To: Deputy Chancellor Barry Mills, Chancellor Keith Motley, and Provost Winston Langley

Protest Course Cancellations and Lack of Transparency and Faculty Input

To: Deputy Chancellor Barry Mills, Chancellor Keith Motley, and Provost Winston Langley

We are writing to protest the recent imposition of course cancellations that are causing harm to students, faculty, and programs across the university. The budget cuts at UMass Boston are leading to hundreds of course cancellations and non-reappointments of non-tenure track faculty. Many of these cancelled classes fill up and are required for majors. Summer courses, even many that fill every year, have been cancelled without consultation with the chairs, faculty or departments, leading to problems in departments such as cancellation of critical classes. The result will be that students will not be able to take courses they need for their majors and for graduation. We are deeply concerned about this.

These course cancellations are not only detrimental to students’ achievement and ability to complete their degrees, they are also not economically sensible. For example, courses in Economics taught by NTT faculty are being cut in spite of the fact that these courses consistently fill and therefore generate net revenue for the university. A second example is the cuts to summer courses in Mental Health and School Counseling; these cancellations threaten the existence of these programs which generate programs generate approximately $1.5 million a year.
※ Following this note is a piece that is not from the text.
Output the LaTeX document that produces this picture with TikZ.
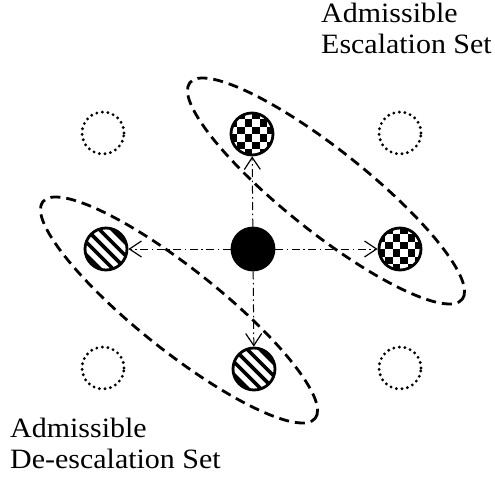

Cutting faculty and courses without faculty input and without careful consideration of the effects on student achievement, revenue generation, and the sustainability of programs results in both short- and long- term damage to our students, faculty, university stability and reputation. It also undermines faculty governance and morale, causing further damage.

We call on the university to take the following actions:

• Immediately provide to the UMass community the overall budget plan: including where the cuts have been/are being made, the rationale for this (are these across the board, and if not, what criteria were used to make these decisions?), and how much of a deficit for UMass Boston we will have this fiscal year and next.
• Immediately provide to the Faculty Staff Union the number of faculty who are being reduced in their appointments or are not being re-hired, and the number of course cancellations for the summer and fall of 2017.
• Immediately provide to the university community a rationale for the course cancellations for Summer and Fall 2017: What criteria and process were used to select the classes to cancel? Why are classes being cut that fill--these generate money for the university? Why are classes that are requirements being cut, even when these fill as well?
• Consult with chairs, departments and faculty on any course cancellations, including CAPS.
• Implement a transparent budget process: including updating the campus community when budget cut decisions are being considered and are known; holding an open forum for the campus so that our concerns can be considered before criteria are determined for these cuts in faculty or courses; holding an open forum immediately so that the campus community can be informed on what is occurring; and dialoguing with faculty, staff, and students (through department meetings, Faculty Council, etc.) on the budget and budget cuts starting immediately and going forward for the 2018 budget.
• Either implement a moratorium on course cancellations or a procedure for departments to redress cuts that hurt students, such as when courses are cut that are historically full and that are needed for the major.

Please respond to these requests by April 14, 2017

Why is this important?

Budget cuts at UMass Boston are having a devastating impact on students, faculty, and staff.